Book Review: Maus (Complete Part I and II) by Art Spiegelman

Maus (Complete Part I and II) by Art Spiegelman

How difficult it is to write the review of a book acclaimed worldwide by critics? It is the only graphic novel to have won a Pulitzer Prize.  Between moral weight and artistic expression, one struggles to find words that do justice to a depiction of quiet lives being lived alongside a loud and brutal sweep of history.


"The struggle of man against power is the struggle of memory against forgetting," - Milan Kundera 

“A human being survives by his ability to forget. Memory is always ready to blot out the bad and retain only the good.” - Varlam Shalamov

Both these quotes hold profound significance in understanding the dynamics of power struggles, history, and human agency. Yet some memories refuse oblivion; they persist through narrative as a warning and a plea to the humanity. This memory has been itched in a book touching the lives of many and showing all the importance of bearing witness through art. History has shown that it does not start with concentration camps or mass murder, or civil war or genocide.
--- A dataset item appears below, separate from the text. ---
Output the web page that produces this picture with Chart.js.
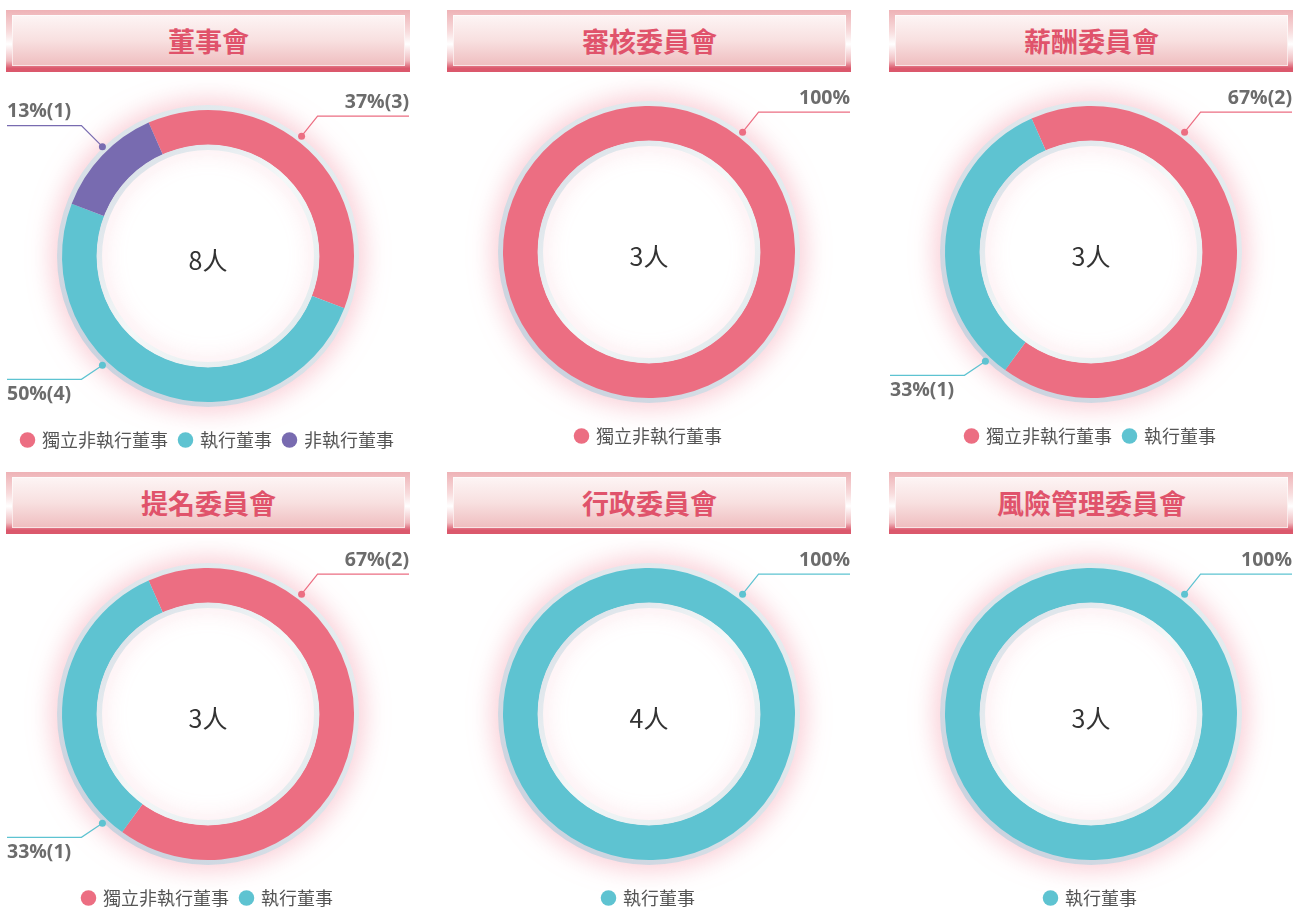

It always starts with words: stereotypes, cliches, tropes. The fight against dehumanization, therefore, also needs to start with words. Stories. This is where Spiegelman’s Maus stands—using the intimacy of storytelling to resist erasure of the unimaginable suffering.

Maus is a graphic novel in two parts and it’s autobiographical written by Art Spiegelman. Maus I: My Father Bleeds History tells the story of Vladek Spiegelman’s life in pre-war Poland and his survival through the Nazi ghettos and camps. Maus II: And Here My Troubles Began continues Vladek’s story with the death marches, liberation from Auschwitz and the aftershocks of war. Through his parents (Vladek and Anja’s) experiences, the author depicts the horrors of the Holocaust, trauma of the survivors and tortured relationship with his aging father.

Set against the devastated landscapes of wartime and postwar Europe, the story offers an unflinching portrayal of survival, resilience, and the generational legacy of the Holocaust, blending personal memory with historical narrative. Through Anja Spiegelman, Vladek's wife, exhibits a different kind of heroism marked by emotional resilience and mental stamina. The novel also explores the complicated nature of heroism by refusing to idealize its characters. Through Vladek’s character, Spiegelman captures both the ingenuity that ensured survival and the lingering psychological scars that shadow life long after liberation. 

In Maus, last part of the narrative unfolds in 1970 at Rego Park, New York, centering around Art Spiegelman’s strained relationship with his father, Vladek who is portrayed with flaws - difficult personality, frugality, and moments of bitterness. The most remarkable and unexpected page in the graphic novel was the reaction of Vladek with fear and racial slur towards a Black Man. Spiegelman portrays a painful irony: a Holocaust survivor, once persecuted himself, now exhibits prejudices similar to those that dehumanized him. Maus teaches the readers a critical lesson on how discrimination persists universally, transcending both time and place.

The graphic novel’s layered storytelling merges visuals and text to evoke a powerful emotional and intellectual response. Spiegelman’s minimalist black-and-white art style that contrasts innocence and brutality effectively. Through its first-person perspective and the seamless interplay of image and language, it offers a profound exploration of both the graphic novel form and Holocaust memory.

In Maus, the symbolic use of animal allegory- Jews as mice, Germans as cats, Poles as pigs, and the French as frogs—functions as a striking visual metaphor that exposes the constructed nature of racial and national identities. This also sparked criticism in Poland, where some readers perceive the depiction of Poles as pigs as perpetuating negative stereotypes and oversimplifying complex historical realities.

Beyond its artistic merit, “Maus” stands as an example of the power of art to document the genocide and offer commentary on the horrors of the Third Reich. The allure is not so much to do with history as it is to present human, where flawed ideas of racial supremacy lead to genocide as cautionary tales to the readers. Maus is an essential read that tackles both private memory and historical horror.